## Source excerpt
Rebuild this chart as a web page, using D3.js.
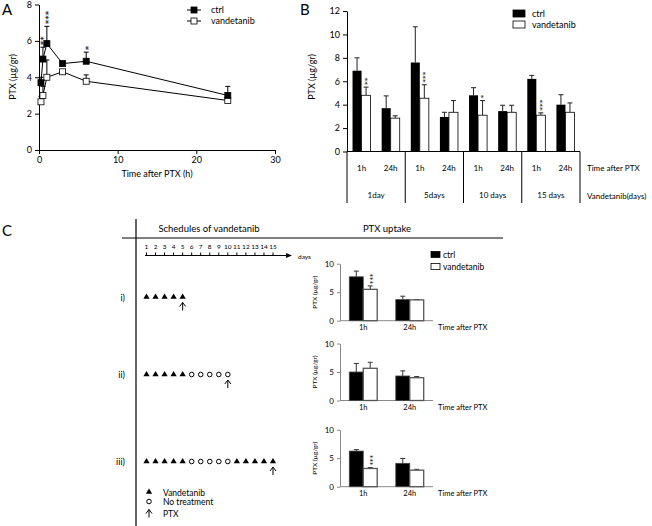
<!DOCTYPE html>
<html>
<head>
<meta charset="utf-8">
<script src="https://cdn.jsdelivr.net/npm/d3@7"></script>
<style>
  body { margin: 0; background: #fff; }
  svg { display: block; font-family: Lato, "Open Sans", sans-serif; }
</style>
</head>
<body>
<svg id="fig" width="652" height="526"></svg>
<script>
// ---- panel A: time course
const timeA = [0.25, 0.5, 1, 3, 6, 24];
const ctrlA = [3.7, 5.0, 5.85, 4.75, 4.88, 3.0];
const ctrlAErr = [0.3, 0.65, 0.95, 0.1, 0.5, 0.5];
const vandA = [2.65, 3.0, 4.0, 4.3, 3.78, 2.72];
const vandAErr = [0.3, 0.5, 0.95, 0.1, 0.35, 0.05];
const sigA = ["", "**", "***", "", "*", ""];
const xTicksA = [0, 10, 20, 30];
const yTicksA = [0, 2, 4, 6, 8];

// ---- panel B: duration of vandetanib
const groupsB = ["1day", "5days", "10 days", "15 days"];
const timesB = ["1h", "24h"];
const ctrlB = [6.9, 3.7, 7.6, 2.95, 4.8, 3.45, 6.2, 4.0];
const ctrlBErr = [1.1, 1.05, 3.05, 0.4, 0.65, 0.5, 0.3, 0.85];
const vandB = [4.8, 2.85, 4.55, 3.35, 3.1, 3.35, 3.1, 3.35];
const vandBErr = [0.7, 0.2, 1.15, 1.0, 1.25, 0.6, 0.2, 0.8];
const sigB = ["**", "", "***", "", "*", "", "***", ""];
const yTicksB = [0, 2, 4, 6, 8, 10, 12];

// ---- panel C: schedules
const rowLabelsC = ["i)", "ii)", "iii)"];
const daysC = d3.range(1, 16);
const scheduleI = ["V", "V", "V", "V", "V"];
const scheduleII = ["V", "V", "V", "V", "V", "N", "N", "N", "N", "N"];
const scheduleIII = ["V", "V", "V", "V", "V", "N", "N", "N", "N", "N", "V", "V", "V", "V", "V"];
const ptxDayC = [5, 10, 15];
const timesC = ["1h", "24h"];
const ctrlC = [[7.7, 3.7], [5.0, 4.3], [6.25, 4.1]];
const ctrlCErr = [[1.0, 0.6], [1.5, 0.9], [0.25, 0.85]];
const vandC = [[5.5, 3.65], [5.65, 4.0], [3.2, 2.9]];
const vandCErr = [[0.6, 0.05], [1.05, 0.2], [0.15, 0.15]];
const sigC = [["***", ""], ["", ""], ["***", ""]];
const yTicksC = [0, 5, 10];

const svg = d3.select("#fig");
const FONT = "Lato, 'Open Sans', sans-serif";

function styleAxis(g, size, color) {
  g.attr("font-family", FONT).attr("font-size", size);
  g.select(".domain").attr("stroke", color);
  g.selectAll(".tick line").attr("stroke", color);
  g.selectAll(".tick text").attr("fill", "#000");
}

// asterisks written bottom-to-top, starting at yBottom
function stars(g, x, yBottom, s, size) {
  g.append("text")
    .attr("transform", `translate(${x + size * 0.5},${yBottom}) rotate(-90)`)
    .attr("font-family", "DejaVu Sans")
    .attr("font-size", size)
    .text(s);
}

function errBar(g, x, y0, y1, w, color) {
  g.append("line").attr("x1", x).attr("x2", x).attr("y1", y0).attr("y2", y1)
    .attr("stroke", color).attr("stroke-width", 1);
  g.append("line").attr("x1", x - w / 2).attr("x2", x + w / 2).attr("y1", y1).attr("y2", y1)
    .attr("stroke", color).attr("stroke-width", 1);
}

// ================= A =================
const gA = svg.append("g");
gA.append("text").attr("x", 2).attr("y", 15).attr("font-size", 15).text("A");

const xA = d3.scaleLinear().domain([0, 30]).range([39, 275]);
const yA = d3.scaleLinear().domain([0, 8]).range([150, 4.5]);

gA.append("g").attr("transform", "translate(0,150)")
  .call(d3.axisBottom(xA).tickValues(xTicksA).tickSize(4).tickSizeOuter(0).tickPadding(3))
  .call(styleAxis, 9, "#000");
gA.append("g").attr("transform", "translate(39,0)")
  .call(d3.axisLeft(yA).tickValues(yTicksA).tickSize(4).tickSizeOuter(0).tickPadding(3))
  .call(styleAxis, 9, "#000");

gA.append("text").attr("x", 157).attr("y", 177).attr("text-anchor", "middle")
  .attr("font-size", 9).text("Time after PTX (h)");
gA.append("text").attr("transform", "translate(16,77) rotate(-90)").attr("text-anchor", "middle")
  .attr("font-size", 9).text("PTX (µg/gr)");

const lineA = d3.line().x(d => xA(d[0])).y(d => yA(d[1]));
const seriesA = [
  { vals: ctrlA, err: ctrlAErr, fill: "#000" },
  { vals: vandA, err: vandAErr, fill: "#fff" }
];
seriesA.forEach(s => {
  gA.append("path").datum(timeA.map((t, i) => [t, s.vals[i]]))
    .attr("d", lineA).attr("fill", "none").attr("stroke", "#000").attr("stroke-width", 1);
});
seriesA.forEach(s => {
  timeA.forEach((t, i) => errBar(gA, xA(t), yA(s.vals[i]), yA(s.vals[i] + s.err[i]), 5, "#000"));
});
seriesA.slice().reverse().forEach(s => {
  gA.selectAll(null).data(timeA.map((t, i) => [t, s.vals[i]])).enter().append("rect")
    .attr("x", d => xA(d[0]) - 3).attr("y", d => yA(d[1]) - 3)
    .attr("width", 6).attr("height", 6)
    .attr("fill", s.fill).attr("stroke", "#000").attr("stroke-width", 0.8);
});
timeA.forEach((t, i) => {
  if (sigA[i]) stars(gA, xA(t) + (i === 1 ? 0 : 1), yA(ctrlA[i] + ctrlAErr[i]) - 2, sigA[i], 9);
});

// legend A
[["ctrl", "#000", 10], ["vandetanib", "#fff", 21]].forEach(([lab, fill, y]) => {
  gA.append("line").attr("x1", 187).attr("x2", 201).attr("y1", y).attr("y2", y).attr("stroke", "#000");
  gA.append("rect").attr("x", 191).attr("y", y - 3).attr("width", 6).attr("height", 6)
    .attr("fill", fill).attr("stroke", "#000").attr("stroke-width", 0.8);
  gA.append("text").attr("x", 211).attr("y", y + 3).attr("font-size", 9).text(lab);
});

// ================= B =================
const gB = svg.append("g");
gB.append("text").attr("x", 300).attr("y", 15).attr("font-size", 15).text("B");

const catsB = groupsB.flatMap(g => timesB.map(t => g + "|" + t));
const xB = d3.scaleBand().domain(catsB).range([347, 580]).paddingInner(0.38).paddingOuter(0.19);
const yB = d3.scaleLinear().domain([0, 12]).range([151.5, 11]);

gB.append("g").attr("transform", "translate(347,0)")
  .call(d3.axisLeft(yB).tickValues(yTicksB).tickSize(4).tickSizeOuter(0).tickPadding(3))
  .call(styleAxis, 9, "#000");
gB.append("text").attr("transform", "translate(315,77) rotate(-90)").attr("text-anchor", "middle")
  .attr("font-size", 9).text("PTX (µg/gr)");

const bwB = xB.bandwidth() / 2;
catsB.forEach((c, i) => {
  const x0 = xB(c);
  errBar(gB, x0 + bwB / 2, yB(ctrlB[i]), yB(ctrlB[i] + ctrlBErr[i]), 5, "#222");
  errBar(gB, x0 + bwB * 1.5, yB(vandB[i]), yB(vandB[i] + vandBErr[i]), 5, "#222");
  gB.append("rect").attr("x", x0).attr("y", yB(ctrlB[i])).attr("width", bwB)
    .attr("height", yB(0) - yB(ctrlB[i])).attr("fill", "#000");
  gB.append("rect").attr("x", x0 + bwB).attr("y", yB(vandB[i])).attr("width", bwB)
    .attr("height", yB(0) - yB(vandB[i])).attr("fill", "#fff").attr("stroke", "#000").attr("stroke-width", 0.8);
  if (sigB[i]) stars(gB, x0 + bwB * 1.5, yB(vandB[i] + vandBErr[i]) - 2, sigB[i], 7.5);
});
// x axis + table below
gB.append("line").attr("x1", 347).attr("x2", 580).attr("y1", yB(0)).attr("y2", yB(0)).attr("stroke", "#000");
gB.append("line").attr("x1", 347).attr("x2", 347).attr("y1", yB(0)).attr("y2", 203).attr("stroke", "#000");
const stepB = xB.step();
groupsB.forEach((g, gi) => {
  const xr = 347 + (gi + 1) * 2 * stepB;
  gB.append("line").attr("x1", xr).attr("x2", xr).attr("y1", yB(0)).attr("y2", 203).attr("stroke", "#000");
  gB.append("text").attr("x", 347 + (gi * 2 + 1) * stepB).attr("y", 198)
    .attr("text-anchor", "middle").attr("font-size", 8).text(g);
  timesB.forEach(t => {
    gB.append("text").attr("x", xB(g + "|" + t) + xB.bandwidth() / 2).attr("y", 170.5)
      .attr("text-anchor", "middle").attr("font-size", 8).text(t);
  });
});
gB.append("text").attr("x", 587).attr("y", 171).attr("font-size", 8).text("Time after PTX");
gB.append("text").attr("x", 587).attr("y", 199).attr("font-size", 8).text("Vandetanib(days)");

// legend B
[["ctrl", "#000", 10], ["vandetanib", "#fff", 21]].forEach(([lab, fill, y]) => {
  gB.append("rect").attr("x", 513).attr("y", y).attr("width", 12).attr("height", 7)
    .attr("fill", fill).attr("stroke", "#000").attr("stroke-width", 0.8);
  gB.append("text").attr("x", 532).attr("y", y + 7).attr("font-size", 9).text(lab);
});

// ================= C =================
const gC = svg.append("g");
gC.append("text").attr("x", 2).attr("y", 236).attr("font-size", 15).text("C");
gC.append("line").attr("x1", 136).attr("x2", 136).attr("y1", 219).attr("y2", 526).attr("stroke", "#000").attr("stroke-width", 1.2);
gC.append("line").attr("x1", 122).attr("x2", 503).attr("y1", 238).attr("y2", 238).attr("stroke", "#000");
gC.append("text").attr("x", 209).attr("y", 232).attr("text-anchor", "middle").attr("font-size", 9.5).text("Schedules of vandetanib");
gC.append("text").attr("x", 387).attr("y", 232).attr("text-anchor", "middle").attr("font-size", 9.5).text("PTX uptake");

// timeline
const xDay = d3.scaleLinear().domain([1, 15]).range([146.5, 273]);
const yLine = 255.5;
gC.append("line").attr("x1", 145).attr("x2", 287).attr("y1", yLine).attr("y2", yLine).attr("stroke", "#000");
gC.append("path").attr("d", `M286,${yLine - 2.5}L292,${yLine}L286,${yLine + 2.5}Z`).attr("fill", "#000");
daysC.forEach(d => {
  gC.append("line").attr("x1", xDay(d)).attr("x2", xDay(d)).attr("y1", yLine).attr("y2", yLine - 3).attr("stroke", "#000");
  gC.append("text").attr("x", xDay(d)).attr("y", 249).attr("text-anchor", "middle").attr("font-size", 6.5).text(d);
});
gC.append("text").attr("x", 298).attr("y", 259).attr("font-size", 6.5).text("days");

const triangle = d3.symbol(d3.symbolTriangle).size(17);
function ptxArrow(g, x, y) {
  g.append("path").attr("d", `M${x},${y}V${y + 8}M${x - 3},${y + 4}L${x},${y}L${x + 3},${y + 4}`)
    .attr("fill", "none").attr("stroke", "#000").attr("stroke-width", 1);
}
function marker(g, type, x, y) {
  if (type === "V") {
    g.append("path").attr("d", triangle()).attr("transform", `translate(${x},${y})`).attr("fill", "#000");
  } else {
    g.append("circle").attr("cx", x).attr("cy", y).attr("r", 2.3).attr("fill", "#fff").attr("stroke", "#000").attr("stroke-width", 1);
  }
}

const schedules = [scheduleI, scheduleII, scheduleIII];
const rowY = [297, 374.5, 461.5];
const chartBase = [320.7, 400.5, 486.7];

schedules.forEach((sch, r) => {
  gC.append("text").attr("x", 125).attr("y", rowY[r] + 3.5).attr("text-anchor", "end").attr("font-size", 9).text(rowLabelsC[r]);
  sch.forEach((t, i) => marker(gC, t, xDay(i + 1), rowY[r]));
  ptxArrow(gC, xDay(ptxDayC[r]), rowY[r] + 5.5);

  // small bar chart
  const yC = d3.scaleLinear().domain([0, 10]).range([chartBase[r], chartBase[r] - 57]);
  const xC = d3.scaleBand().domain(timesC).range([340, 433]).paddingInner(0.4).paddingOuter(0.2);
  const g = gC.append("g");
  g.append("g").attr("transform", "translate(340,0)")
    .call(d3.axisLeft(yC).tickValues(yTicksC).tickSize(3).tickSizeOuter(0).tickPadding(3))
    .call(styleAxis, 8, "#888");
  g.append("line").attr("x1", 340).attr("x2", 433).attr("y1", yC(0)).attr("y2", yC(0)).attr("stroke", "#888");
  g.append("text").attr("transform", `translate(317,${yC(5)}) rotate(-90)`).attr("text-anchor", "middle")
    .attr("font-size", 6.5).text("PTX (µg/gr)");
  const bw = xC.bandwidth() / 2;
  timesC.forEach((t, j) => {
    const x0 = xC(t);
    errBar(g, x0 + bw / 2, yC(ctrlC[r][j]), yC(ctrlC[r][j] + ctrlCErr[r][j]), 5, "#333");
    errBar(g, x0 + bw * 1.5, yC(vandC[r][j]), yC(vandC[r][j] + vandCErr[r][j]), 5, "#333");
    g.append("rect").attr("x", x0).attr("y", yC(ctrlC[r][j])).attr("width", bw)
      .attr("height", yC(0) - yC(ctrlC[r][j])).attr("fill", "#000").attr("stroke", "#444").attr("stroke-width", 0.8);
    g.append("rect").attr("x", x0 + bw).attr("y", yC(vandC[r][j])).attr("width", bw)
      .attr("height", yC(0) - yC(vandC[r][j])).attr("fill", "#fff").attr("stroke", "#555").attr("stroke-width", 1.3);
    g.append("text").attr("x", x0 + bw).attr("y", yC(0) + 9.5).attr("text-anchor", "middle").attr("font-size", 7.5).text(t);
    if (sigC[r][j]) stars(g, x0 + bw * 2 - 6, yC(vandC[r][j] + vandCErr[r][j]) - 2, sigC[r][j], 7);
  });
  g.append("text").attr("x", 438).attr("y", yC(0) + 9.5).attr("font-size", 7.5).text("Time after PTX");
});

// legend C (bars)
[["ctrl", "#000", 251.5], ["vandetanib", "#fff", 263.5]].forEach(([lab, fill, y]) => {
  gC.append("rect").attr("x", 431).attr("y", y).attr("width", 9).attr("height", 6)
    .attr("fill", fill).attr("stroke", "#000").attr("stroke-width", 0.8);
  gC.append("text").attr("x", 443).attr("y", y + 6.5).attr("font-size", 8.5).text(lab);
});

// legend C (schedule symbols)
marker(gC, "V", 149, 492);
gC.append("text").attr("x", 163).attr("y", 495.5).attr("font-size", 8.5).text("Vandetanib");
marker(gC, "N", 149, 501.5);
gC.append("text").attr("x", 163).attr("y", 505).attr("font-size", 8.5).text("No treatment");
ptxArrow(gC, 149, 509.5);
gC.append("text").attr("x", 163).attr("y", 516.5).attr("font-size", 8.5).text("PTX");
</script>
</body>
</html>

## Stated goal
Quote, exactly and only, the lines from the first line of the data above through the line containing "const yTicksB = [0, 2, 4, 6, 8, 10, 12];". The pictures do not belong in it.

## Task result
Rebuild this chart as a web page, using D3.js.
<!DOCTYPE html>
<html>
<head>
<meta charset="utf-8">
<script src="https://cdn.jsdelivr.net/npm/d3@7"></script>
<style>
  body { margin: 0; background: #fff; }
  svg { display: block; font-family: Lato, "Open Sans", sans-serif; }
</style>
</head>
<body>
<svg id="fig" width="652" height="526"></svg>
<script>
// ---- panel A: time course
const timeA = [0.25, 0.5, 1, 3, 6, 24];
const ctrlA = [3.7, 5.0, 5.85, 4.75, 4.88, 3.0];
const ctrlAErr = [0.3, 0.65, 0.95, 0.1, 0.5, 0.5];
const vandA = [2.65, 3.0, 4.0, 4.3, 3.78, 2.72];
const vandAErr = [0.3, 0.5, 0.95, 0.1, 0.35, 0.05];
const sigA = ["", "**", "***", "", "*", ""];
const xTicksA = [0, 10, 20, 30];
const yTicksA = [0, 2, 4, 6, 8];

// ---- panel B: duration of vandetanib
const groupsB = ["1day", "5days", "10 days", "15 days"];
const timesB = ["1h", "24h"];
const ctrlB = [6.9, 3.7, 7.6, 2.95, 4.8, 3.45, 6.2, 4.0];
const ctrlBErr = [1.1, 1.05, 3.05, 0.4, 0.65, 0.5, 0.3, 0.85];
const vandB = [4.8, 2.85, 4.55, 3.35, 3.1, 3.35, 3.1, 3.35];
const vandBErr = [0.7, 0.2, 1.15, 1.0, 1.25, 0.6, 0.2, 0.8];
const sigB = ["**", "", "***", "", "*", "", "***", ""];
const yTicksB = [0, 2, 4, 6, 8, 10, 12];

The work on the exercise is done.